§ Given exercise:
Repeat exactly the lines running from the first line of the data to the line containing "Chart.register(...registerables);", both ends included, and nothing else; drop the pictures.

§ Exercise data:

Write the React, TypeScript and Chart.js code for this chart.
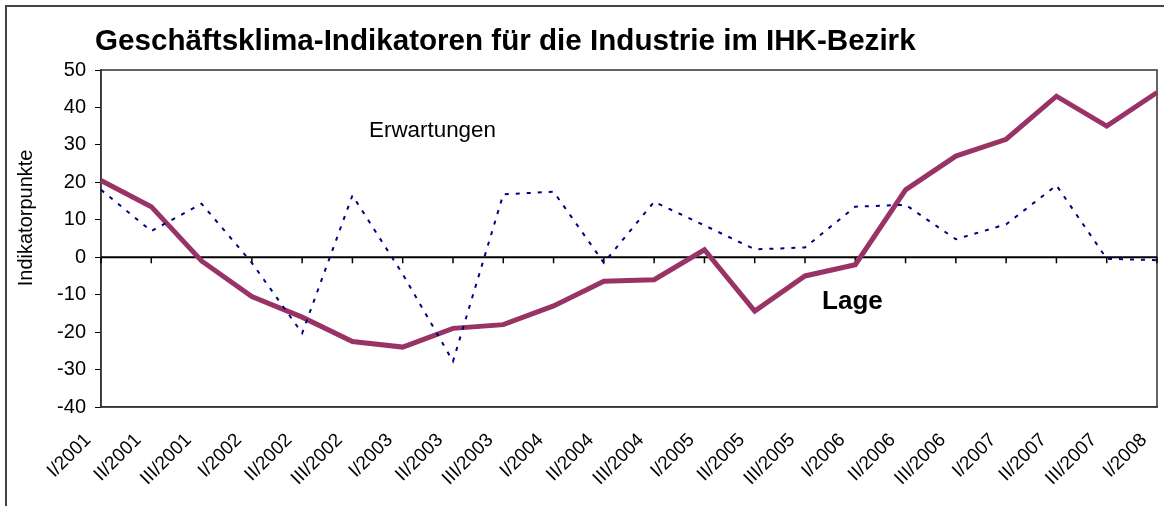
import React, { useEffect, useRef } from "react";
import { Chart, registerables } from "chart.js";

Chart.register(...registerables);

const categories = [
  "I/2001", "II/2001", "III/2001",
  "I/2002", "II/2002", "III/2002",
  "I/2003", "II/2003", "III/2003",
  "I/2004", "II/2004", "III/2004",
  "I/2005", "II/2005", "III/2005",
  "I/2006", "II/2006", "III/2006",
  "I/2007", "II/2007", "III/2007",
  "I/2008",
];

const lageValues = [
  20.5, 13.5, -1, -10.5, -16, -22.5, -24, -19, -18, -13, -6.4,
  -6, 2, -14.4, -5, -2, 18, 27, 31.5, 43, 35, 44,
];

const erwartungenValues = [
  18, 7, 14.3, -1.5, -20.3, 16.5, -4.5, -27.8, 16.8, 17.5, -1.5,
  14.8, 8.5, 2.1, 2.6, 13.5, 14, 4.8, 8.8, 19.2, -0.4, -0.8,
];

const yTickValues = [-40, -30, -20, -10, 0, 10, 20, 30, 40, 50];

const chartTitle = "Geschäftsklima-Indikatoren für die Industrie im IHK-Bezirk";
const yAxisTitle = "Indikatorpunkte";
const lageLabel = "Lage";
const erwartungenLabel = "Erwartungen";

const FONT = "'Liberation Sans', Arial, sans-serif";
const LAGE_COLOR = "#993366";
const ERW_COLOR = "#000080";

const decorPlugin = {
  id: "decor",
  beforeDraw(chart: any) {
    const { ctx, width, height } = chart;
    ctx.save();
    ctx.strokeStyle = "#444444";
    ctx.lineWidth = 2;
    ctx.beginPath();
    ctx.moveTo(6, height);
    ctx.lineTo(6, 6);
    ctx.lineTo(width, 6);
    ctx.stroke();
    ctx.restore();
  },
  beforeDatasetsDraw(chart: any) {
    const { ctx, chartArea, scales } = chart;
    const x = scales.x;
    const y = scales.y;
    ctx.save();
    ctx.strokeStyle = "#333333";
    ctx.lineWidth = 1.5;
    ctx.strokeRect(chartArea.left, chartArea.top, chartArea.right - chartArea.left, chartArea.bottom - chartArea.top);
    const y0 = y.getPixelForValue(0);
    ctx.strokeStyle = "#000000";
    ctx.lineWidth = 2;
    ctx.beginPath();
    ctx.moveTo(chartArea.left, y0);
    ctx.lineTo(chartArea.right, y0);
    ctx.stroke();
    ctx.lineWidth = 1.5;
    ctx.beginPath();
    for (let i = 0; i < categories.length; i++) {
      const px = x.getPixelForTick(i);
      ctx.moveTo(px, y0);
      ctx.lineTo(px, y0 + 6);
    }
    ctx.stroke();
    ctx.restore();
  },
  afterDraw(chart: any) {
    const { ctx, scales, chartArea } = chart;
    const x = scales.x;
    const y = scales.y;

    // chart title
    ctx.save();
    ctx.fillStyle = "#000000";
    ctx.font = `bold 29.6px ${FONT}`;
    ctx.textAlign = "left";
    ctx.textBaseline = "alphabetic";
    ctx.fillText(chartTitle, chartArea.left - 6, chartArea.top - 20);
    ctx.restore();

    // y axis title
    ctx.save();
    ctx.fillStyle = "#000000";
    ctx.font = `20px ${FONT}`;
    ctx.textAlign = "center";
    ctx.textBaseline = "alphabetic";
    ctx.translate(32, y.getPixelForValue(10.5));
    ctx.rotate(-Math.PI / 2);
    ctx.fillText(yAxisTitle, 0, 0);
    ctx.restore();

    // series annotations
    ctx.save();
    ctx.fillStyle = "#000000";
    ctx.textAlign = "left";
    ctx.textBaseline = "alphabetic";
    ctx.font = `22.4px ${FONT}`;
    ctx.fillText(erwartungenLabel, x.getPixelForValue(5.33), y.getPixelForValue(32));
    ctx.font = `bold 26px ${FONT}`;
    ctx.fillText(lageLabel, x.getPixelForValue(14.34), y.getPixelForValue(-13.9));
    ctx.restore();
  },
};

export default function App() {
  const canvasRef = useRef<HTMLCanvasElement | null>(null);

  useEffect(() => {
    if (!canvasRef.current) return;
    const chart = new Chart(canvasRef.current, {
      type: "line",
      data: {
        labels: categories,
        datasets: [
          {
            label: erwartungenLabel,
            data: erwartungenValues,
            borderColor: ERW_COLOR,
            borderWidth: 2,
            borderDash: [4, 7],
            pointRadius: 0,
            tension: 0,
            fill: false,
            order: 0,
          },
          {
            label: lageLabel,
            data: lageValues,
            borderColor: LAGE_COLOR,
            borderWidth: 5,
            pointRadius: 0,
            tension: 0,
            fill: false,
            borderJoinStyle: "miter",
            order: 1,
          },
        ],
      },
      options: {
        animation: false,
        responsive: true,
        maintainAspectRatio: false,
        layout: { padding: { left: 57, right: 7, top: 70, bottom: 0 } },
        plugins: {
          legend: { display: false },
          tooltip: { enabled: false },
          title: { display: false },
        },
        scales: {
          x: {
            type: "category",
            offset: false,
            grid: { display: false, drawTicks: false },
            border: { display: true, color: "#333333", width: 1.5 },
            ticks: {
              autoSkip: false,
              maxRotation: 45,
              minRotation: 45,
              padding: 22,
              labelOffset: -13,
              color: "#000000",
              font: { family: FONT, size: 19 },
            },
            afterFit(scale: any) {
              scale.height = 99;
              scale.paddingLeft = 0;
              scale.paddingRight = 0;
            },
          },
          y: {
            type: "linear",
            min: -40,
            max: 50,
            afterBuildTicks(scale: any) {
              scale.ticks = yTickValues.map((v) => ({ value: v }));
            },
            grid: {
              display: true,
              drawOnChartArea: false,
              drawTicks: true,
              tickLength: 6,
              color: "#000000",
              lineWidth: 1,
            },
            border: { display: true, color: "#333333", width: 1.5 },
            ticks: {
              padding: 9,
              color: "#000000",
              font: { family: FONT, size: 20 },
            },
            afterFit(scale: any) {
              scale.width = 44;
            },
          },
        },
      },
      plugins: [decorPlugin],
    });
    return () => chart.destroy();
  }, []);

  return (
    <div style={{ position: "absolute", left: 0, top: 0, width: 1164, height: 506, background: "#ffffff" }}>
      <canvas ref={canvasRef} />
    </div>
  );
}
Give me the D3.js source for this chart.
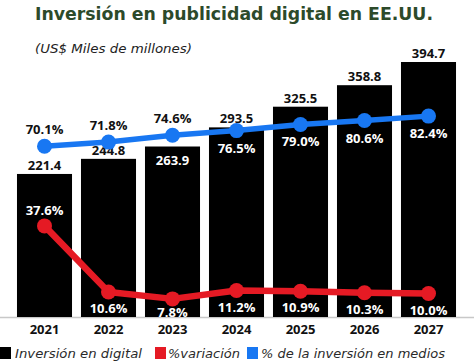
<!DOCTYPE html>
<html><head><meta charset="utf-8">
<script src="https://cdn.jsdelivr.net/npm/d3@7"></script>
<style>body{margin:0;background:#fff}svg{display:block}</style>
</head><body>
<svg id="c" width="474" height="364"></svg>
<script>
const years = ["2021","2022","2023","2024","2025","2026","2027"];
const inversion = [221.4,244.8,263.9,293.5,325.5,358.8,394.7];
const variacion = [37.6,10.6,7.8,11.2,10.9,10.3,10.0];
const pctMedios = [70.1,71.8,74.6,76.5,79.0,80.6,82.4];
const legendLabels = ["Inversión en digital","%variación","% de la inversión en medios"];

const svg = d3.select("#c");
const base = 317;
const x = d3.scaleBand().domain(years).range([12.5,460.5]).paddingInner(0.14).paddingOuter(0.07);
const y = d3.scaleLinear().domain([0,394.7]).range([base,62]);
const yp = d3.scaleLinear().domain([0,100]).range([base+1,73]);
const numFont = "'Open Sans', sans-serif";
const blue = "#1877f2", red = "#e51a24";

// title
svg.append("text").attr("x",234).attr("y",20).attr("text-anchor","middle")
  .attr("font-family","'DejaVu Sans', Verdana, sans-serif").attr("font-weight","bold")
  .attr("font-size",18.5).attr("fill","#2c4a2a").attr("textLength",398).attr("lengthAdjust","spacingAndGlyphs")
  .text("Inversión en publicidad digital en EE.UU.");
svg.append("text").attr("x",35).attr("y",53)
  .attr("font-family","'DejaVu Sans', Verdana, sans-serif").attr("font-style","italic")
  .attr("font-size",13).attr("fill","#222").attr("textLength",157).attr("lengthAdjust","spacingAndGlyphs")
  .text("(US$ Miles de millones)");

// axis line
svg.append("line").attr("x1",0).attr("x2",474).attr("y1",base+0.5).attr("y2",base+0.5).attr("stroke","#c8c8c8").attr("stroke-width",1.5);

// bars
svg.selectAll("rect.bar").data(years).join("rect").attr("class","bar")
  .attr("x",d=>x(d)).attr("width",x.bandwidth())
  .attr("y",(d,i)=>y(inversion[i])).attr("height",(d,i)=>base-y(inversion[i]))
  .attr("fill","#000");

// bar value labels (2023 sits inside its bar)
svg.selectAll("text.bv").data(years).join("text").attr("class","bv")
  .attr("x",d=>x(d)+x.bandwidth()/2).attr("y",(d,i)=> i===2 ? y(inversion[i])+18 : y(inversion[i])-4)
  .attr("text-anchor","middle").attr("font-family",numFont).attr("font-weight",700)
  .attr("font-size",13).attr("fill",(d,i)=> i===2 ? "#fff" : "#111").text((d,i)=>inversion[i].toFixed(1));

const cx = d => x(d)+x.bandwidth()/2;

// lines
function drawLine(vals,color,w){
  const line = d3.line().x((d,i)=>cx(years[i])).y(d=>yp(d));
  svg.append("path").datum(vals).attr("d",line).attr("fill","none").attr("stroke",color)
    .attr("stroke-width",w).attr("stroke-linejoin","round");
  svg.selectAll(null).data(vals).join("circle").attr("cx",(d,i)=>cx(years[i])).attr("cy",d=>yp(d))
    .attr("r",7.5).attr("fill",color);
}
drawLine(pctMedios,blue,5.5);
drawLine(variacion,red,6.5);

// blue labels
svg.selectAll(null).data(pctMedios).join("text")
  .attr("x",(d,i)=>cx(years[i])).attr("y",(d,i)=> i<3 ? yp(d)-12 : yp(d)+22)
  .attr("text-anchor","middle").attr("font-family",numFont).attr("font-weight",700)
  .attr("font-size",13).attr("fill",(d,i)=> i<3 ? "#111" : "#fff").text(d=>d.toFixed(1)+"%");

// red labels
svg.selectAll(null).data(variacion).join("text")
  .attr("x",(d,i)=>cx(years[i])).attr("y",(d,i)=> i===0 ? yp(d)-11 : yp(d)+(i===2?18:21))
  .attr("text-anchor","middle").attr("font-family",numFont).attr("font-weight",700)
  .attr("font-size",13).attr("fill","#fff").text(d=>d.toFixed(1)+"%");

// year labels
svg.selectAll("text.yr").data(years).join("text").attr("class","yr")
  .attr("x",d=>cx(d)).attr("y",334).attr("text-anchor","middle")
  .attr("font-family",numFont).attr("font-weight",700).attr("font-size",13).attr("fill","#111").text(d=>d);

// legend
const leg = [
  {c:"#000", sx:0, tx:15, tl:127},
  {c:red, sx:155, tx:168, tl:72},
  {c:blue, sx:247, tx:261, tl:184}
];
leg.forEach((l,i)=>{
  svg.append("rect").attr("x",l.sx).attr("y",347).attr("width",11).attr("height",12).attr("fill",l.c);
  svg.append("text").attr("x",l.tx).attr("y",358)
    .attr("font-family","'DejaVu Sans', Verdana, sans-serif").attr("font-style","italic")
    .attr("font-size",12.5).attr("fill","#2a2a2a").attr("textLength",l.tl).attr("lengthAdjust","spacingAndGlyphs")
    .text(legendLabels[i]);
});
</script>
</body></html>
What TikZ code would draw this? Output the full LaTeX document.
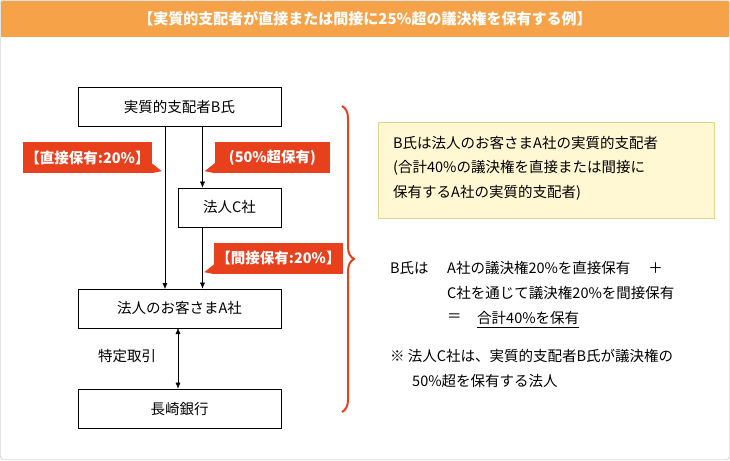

§ Result of the exercise:
Write the React, TypeScript and Chart.js code for this chart.
import React, { useEffect, useRef } from "react";
import { Chart, registerables } from "chart.js";

Chart.register(...registerables);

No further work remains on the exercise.